“Excaved” by Annette Weintraub

  • ©1991, Annette Weintraub, Excaved
  • Image from annetteweintraub.com



Artist(s) and People Involved:


Creation Year:



    Giclée prints

Artist Statement:

    My work is about the visual language of architecture I use this language to represent a world of fragments — remnants marked by traces of urban history in disintegration and regeneration. I am using imagery which evolves out of basic architectural structures and ornamentation. This vocabulary of forms began as a means of exploring pictorial structure but it has taken on other meanings for me. Architectural imagery, with its resonances and associations, has become a means of creating a continuum between the past and present; this work has become a reflection on change, creation and destruction.

    In this series Disintegration/Reconstruction, I am working with an image of the dissolving city. The disintegrating and evanescent forms in these images are layered and stratified. I wanted this composite imagery to create a continuity between disparate forms and to reflect the discontinuity, rupture and devastation of the urban environment. Through these common elements of the architectural and ornamental vocabulary, are interwoven contrasts of embellishment and abandonment, connection and dislocation, beauty and ugliness, past and present. identity and anonymity.

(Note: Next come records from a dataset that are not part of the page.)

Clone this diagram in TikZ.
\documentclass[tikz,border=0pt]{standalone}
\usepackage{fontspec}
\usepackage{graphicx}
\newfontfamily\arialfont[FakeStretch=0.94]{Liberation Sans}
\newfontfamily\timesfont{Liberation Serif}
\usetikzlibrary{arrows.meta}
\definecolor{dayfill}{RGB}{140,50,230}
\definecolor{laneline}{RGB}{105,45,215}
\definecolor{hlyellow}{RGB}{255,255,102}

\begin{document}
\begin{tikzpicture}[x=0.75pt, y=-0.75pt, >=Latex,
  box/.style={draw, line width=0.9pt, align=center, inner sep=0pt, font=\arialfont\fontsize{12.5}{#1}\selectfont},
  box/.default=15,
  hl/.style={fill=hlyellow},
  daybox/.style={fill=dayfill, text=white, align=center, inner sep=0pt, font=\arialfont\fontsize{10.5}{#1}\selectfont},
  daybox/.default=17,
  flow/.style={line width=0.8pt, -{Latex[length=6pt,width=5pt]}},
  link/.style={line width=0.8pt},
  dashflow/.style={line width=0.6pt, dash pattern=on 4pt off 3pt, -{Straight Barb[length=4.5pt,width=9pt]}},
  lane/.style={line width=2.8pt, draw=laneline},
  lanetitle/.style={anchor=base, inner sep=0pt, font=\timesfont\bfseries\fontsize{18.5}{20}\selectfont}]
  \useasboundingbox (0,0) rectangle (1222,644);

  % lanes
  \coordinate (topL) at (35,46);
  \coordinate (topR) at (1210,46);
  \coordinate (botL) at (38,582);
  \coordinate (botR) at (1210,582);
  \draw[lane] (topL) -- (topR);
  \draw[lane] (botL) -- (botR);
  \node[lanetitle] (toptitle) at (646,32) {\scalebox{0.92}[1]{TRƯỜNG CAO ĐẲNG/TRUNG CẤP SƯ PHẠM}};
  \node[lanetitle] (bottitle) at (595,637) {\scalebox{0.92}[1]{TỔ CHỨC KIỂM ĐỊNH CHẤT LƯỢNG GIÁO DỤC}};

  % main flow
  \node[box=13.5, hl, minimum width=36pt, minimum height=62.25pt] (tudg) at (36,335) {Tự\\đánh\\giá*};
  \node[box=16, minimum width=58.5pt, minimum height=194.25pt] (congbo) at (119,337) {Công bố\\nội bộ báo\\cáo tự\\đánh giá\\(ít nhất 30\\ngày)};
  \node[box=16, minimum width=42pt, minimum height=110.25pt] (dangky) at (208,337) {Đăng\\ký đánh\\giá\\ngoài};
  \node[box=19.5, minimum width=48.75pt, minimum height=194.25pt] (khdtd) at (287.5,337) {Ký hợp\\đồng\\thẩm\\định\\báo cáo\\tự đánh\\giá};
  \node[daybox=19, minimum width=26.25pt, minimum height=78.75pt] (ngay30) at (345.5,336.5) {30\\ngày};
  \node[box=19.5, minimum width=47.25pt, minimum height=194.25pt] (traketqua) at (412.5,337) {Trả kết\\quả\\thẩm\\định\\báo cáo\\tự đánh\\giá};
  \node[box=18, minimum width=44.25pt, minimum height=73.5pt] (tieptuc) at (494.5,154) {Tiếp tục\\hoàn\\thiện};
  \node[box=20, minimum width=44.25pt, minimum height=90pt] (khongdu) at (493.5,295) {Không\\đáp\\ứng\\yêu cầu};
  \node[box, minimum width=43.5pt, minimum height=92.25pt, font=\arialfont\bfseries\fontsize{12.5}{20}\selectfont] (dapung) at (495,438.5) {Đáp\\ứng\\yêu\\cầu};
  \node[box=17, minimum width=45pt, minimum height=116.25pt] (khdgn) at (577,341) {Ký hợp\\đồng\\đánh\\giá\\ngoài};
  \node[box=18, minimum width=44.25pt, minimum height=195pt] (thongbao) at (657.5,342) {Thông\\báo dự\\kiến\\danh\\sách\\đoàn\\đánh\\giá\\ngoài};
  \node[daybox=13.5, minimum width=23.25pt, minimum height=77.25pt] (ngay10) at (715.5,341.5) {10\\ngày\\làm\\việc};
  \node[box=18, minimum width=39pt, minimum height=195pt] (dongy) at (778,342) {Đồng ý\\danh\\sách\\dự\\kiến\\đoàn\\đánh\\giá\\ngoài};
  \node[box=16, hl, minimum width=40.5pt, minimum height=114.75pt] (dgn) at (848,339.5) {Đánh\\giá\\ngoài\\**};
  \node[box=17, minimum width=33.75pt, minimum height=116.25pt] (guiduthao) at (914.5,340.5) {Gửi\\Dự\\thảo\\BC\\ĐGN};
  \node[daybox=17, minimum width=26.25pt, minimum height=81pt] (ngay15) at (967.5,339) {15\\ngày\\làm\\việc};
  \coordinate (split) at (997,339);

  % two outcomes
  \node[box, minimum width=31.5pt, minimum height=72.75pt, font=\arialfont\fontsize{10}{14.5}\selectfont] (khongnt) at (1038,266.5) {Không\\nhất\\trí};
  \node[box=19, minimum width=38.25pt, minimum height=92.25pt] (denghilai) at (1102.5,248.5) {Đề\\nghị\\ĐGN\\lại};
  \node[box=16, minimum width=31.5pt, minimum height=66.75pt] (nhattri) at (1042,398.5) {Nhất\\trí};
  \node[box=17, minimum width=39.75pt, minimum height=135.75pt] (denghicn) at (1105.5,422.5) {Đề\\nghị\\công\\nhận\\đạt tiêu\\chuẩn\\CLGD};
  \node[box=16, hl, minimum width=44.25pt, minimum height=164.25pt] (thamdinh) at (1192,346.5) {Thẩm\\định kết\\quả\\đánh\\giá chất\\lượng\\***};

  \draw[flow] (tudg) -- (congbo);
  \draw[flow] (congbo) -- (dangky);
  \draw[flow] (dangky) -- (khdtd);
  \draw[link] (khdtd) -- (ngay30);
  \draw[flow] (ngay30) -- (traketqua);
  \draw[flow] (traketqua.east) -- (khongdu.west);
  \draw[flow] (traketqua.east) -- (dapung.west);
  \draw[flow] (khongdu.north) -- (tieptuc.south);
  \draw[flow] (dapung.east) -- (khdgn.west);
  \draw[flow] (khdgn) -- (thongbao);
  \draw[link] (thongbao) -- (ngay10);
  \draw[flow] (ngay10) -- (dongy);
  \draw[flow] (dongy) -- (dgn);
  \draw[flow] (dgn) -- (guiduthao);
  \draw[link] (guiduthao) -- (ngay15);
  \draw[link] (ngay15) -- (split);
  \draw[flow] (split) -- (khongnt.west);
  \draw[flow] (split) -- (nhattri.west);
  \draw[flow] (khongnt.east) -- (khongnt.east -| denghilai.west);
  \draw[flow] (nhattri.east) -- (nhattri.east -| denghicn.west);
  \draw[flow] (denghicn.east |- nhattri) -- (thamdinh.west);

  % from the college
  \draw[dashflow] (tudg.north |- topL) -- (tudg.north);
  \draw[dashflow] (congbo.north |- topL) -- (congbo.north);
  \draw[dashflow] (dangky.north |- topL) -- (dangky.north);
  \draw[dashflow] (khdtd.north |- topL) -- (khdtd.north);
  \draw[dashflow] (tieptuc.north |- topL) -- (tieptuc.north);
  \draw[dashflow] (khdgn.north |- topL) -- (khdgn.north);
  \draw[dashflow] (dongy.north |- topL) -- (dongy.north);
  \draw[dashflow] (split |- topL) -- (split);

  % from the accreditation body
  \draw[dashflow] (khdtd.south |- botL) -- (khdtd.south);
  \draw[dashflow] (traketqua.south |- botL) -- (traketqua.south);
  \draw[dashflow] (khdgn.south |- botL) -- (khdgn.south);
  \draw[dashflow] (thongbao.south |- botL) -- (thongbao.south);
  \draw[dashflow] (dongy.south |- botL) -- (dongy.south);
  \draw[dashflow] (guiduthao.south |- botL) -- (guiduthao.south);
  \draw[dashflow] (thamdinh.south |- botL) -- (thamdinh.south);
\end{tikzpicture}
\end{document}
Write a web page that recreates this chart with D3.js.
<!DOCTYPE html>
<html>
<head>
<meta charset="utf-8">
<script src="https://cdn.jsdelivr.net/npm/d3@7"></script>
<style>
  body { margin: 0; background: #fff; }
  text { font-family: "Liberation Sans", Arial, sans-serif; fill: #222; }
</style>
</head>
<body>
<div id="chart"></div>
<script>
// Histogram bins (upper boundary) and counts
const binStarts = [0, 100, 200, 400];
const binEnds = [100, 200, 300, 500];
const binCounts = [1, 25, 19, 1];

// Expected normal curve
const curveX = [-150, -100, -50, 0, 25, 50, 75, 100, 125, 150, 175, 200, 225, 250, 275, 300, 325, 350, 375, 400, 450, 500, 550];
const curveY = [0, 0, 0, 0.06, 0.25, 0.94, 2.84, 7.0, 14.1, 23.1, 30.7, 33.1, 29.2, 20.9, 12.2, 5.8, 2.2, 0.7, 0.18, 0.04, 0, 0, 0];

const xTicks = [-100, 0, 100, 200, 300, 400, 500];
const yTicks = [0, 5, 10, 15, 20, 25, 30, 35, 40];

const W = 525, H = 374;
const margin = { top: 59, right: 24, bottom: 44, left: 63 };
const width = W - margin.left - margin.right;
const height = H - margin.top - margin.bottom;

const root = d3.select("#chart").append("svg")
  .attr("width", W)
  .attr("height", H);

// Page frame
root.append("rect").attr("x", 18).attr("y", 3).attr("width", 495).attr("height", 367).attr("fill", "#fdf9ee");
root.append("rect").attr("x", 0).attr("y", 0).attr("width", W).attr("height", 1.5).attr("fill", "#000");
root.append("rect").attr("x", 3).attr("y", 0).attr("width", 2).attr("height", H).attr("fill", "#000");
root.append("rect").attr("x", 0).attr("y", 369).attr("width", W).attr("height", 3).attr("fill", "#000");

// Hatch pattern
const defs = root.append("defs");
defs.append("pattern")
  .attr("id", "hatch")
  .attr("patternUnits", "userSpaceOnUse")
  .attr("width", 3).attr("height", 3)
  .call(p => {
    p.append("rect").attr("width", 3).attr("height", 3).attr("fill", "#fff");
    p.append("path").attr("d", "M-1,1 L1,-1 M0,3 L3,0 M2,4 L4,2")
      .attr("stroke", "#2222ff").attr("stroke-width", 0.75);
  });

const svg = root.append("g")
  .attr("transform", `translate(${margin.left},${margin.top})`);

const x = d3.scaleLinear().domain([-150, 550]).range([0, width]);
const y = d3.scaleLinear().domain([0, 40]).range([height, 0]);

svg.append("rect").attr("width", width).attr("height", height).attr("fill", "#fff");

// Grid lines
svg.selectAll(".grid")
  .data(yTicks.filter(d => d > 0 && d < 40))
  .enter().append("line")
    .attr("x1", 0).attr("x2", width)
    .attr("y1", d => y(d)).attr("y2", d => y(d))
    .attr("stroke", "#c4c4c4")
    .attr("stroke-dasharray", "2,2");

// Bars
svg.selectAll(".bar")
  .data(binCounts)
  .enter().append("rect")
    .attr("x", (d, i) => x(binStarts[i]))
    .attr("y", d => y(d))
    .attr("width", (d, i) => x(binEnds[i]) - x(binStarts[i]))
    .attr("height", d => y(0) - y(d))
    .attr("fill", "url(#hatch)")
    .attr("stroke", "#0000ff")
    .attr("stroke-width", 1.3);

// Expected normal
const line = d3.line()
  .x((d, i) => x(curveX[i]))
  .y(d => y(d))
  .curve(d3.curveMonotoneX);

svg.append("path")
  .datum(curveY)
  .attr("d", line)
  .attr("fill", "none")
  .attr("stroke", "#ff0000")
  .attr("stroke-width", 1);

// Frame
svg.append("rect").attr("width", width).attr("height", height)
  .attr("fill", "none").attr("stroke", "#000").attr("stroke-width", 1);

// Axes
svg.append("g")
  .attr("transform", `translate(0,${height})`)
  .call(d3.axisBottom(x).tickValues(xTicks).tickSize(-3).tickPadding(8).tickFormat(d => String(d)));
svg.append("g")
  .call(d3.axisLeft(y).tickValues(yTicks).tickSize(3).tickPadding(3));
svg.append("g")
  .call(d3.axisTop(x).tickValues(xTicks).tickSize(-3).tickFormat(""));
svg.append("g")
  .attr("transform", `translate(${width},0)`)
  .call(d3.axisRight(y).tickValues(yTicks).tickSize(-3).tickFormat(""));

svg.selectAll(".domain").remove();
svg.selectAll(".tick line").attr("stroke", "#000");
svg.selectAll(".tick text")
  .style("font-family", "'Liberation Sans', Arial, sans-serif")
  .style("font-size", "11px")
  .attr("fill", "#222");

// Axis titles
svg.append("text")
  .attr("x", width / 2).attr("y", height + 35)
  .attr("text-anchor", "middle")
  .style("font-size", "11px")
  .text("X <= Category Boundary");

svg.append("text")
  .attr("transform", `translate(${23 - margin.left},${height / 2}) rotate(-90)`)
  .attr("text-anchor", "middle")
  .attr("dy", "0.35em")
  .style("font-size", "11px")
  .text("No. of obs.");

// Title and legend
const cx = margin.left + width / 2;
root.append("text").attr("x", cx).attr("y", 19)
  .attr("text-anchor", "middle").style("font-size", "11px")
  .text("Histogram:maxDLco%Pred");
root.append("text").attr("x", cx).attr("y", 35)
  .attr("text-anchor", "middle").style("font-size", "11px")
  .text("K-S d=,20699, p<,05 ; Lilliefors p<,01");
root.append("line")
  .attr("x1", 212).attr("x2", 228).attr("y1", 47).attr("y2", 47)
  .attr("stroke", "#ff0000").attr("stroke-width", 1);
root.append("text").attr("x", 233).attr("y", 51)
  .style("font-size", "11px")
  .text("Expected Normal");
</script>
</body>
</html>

    This work incorporates photographic fragments of historical and contemporary structures as well as core elements of architectural language. I use altered photo fragments in which architectural conventions (such as window, column, arcade, frieze, vault, facade, and figurative ornament) are dematerialised, combined and layered. I also include vernacular artefacts of urban environments in the form of signage and frag­ments of type. Superimposed over this collage of fragments are transparent linear pattern elements which imply the grid of the city, architectural plans, and cloth patterns-the ‘fabric of the city’.

    The composites are accomplished through use of a computer; the photo fragments are digitised, then altered, manipulated and repainted. Software enables me to selectively pick up parts of a photo­graphic image, to dissolve, process or manipulate that image, changing brightness, contrast, resolution and sharpness. I repaint these fragments, changing their focus, detail, edge and texture, and incorporate pattern elements which are transparently floated over the architectural elements.
    I have chosen to work in a pixelated, low resolution mode, instead of using the capacity of the soft­ware to create photo-realistic images. The broken and fragmented quality of the images is consistent with my content and I like the contrast between the broken quality of the image seen close up and its more photographic reading at a distance. Additionally, the pixel/grid element represents a tie between my art in traditional media and the signature imprint of the computer.

    The images in this series were output as tiled and laminated laser prints (79.7 x 119.4 cm and 73.7 x 97.8 cm). The grid of tiled pages which are laminated onto a single sheet also reintroduces an element of the patterning grid and repetition of the urban environment. Alternatively, some of the images in this series have been output as one colour photo-lithographs (29.2 x 36.8 cm).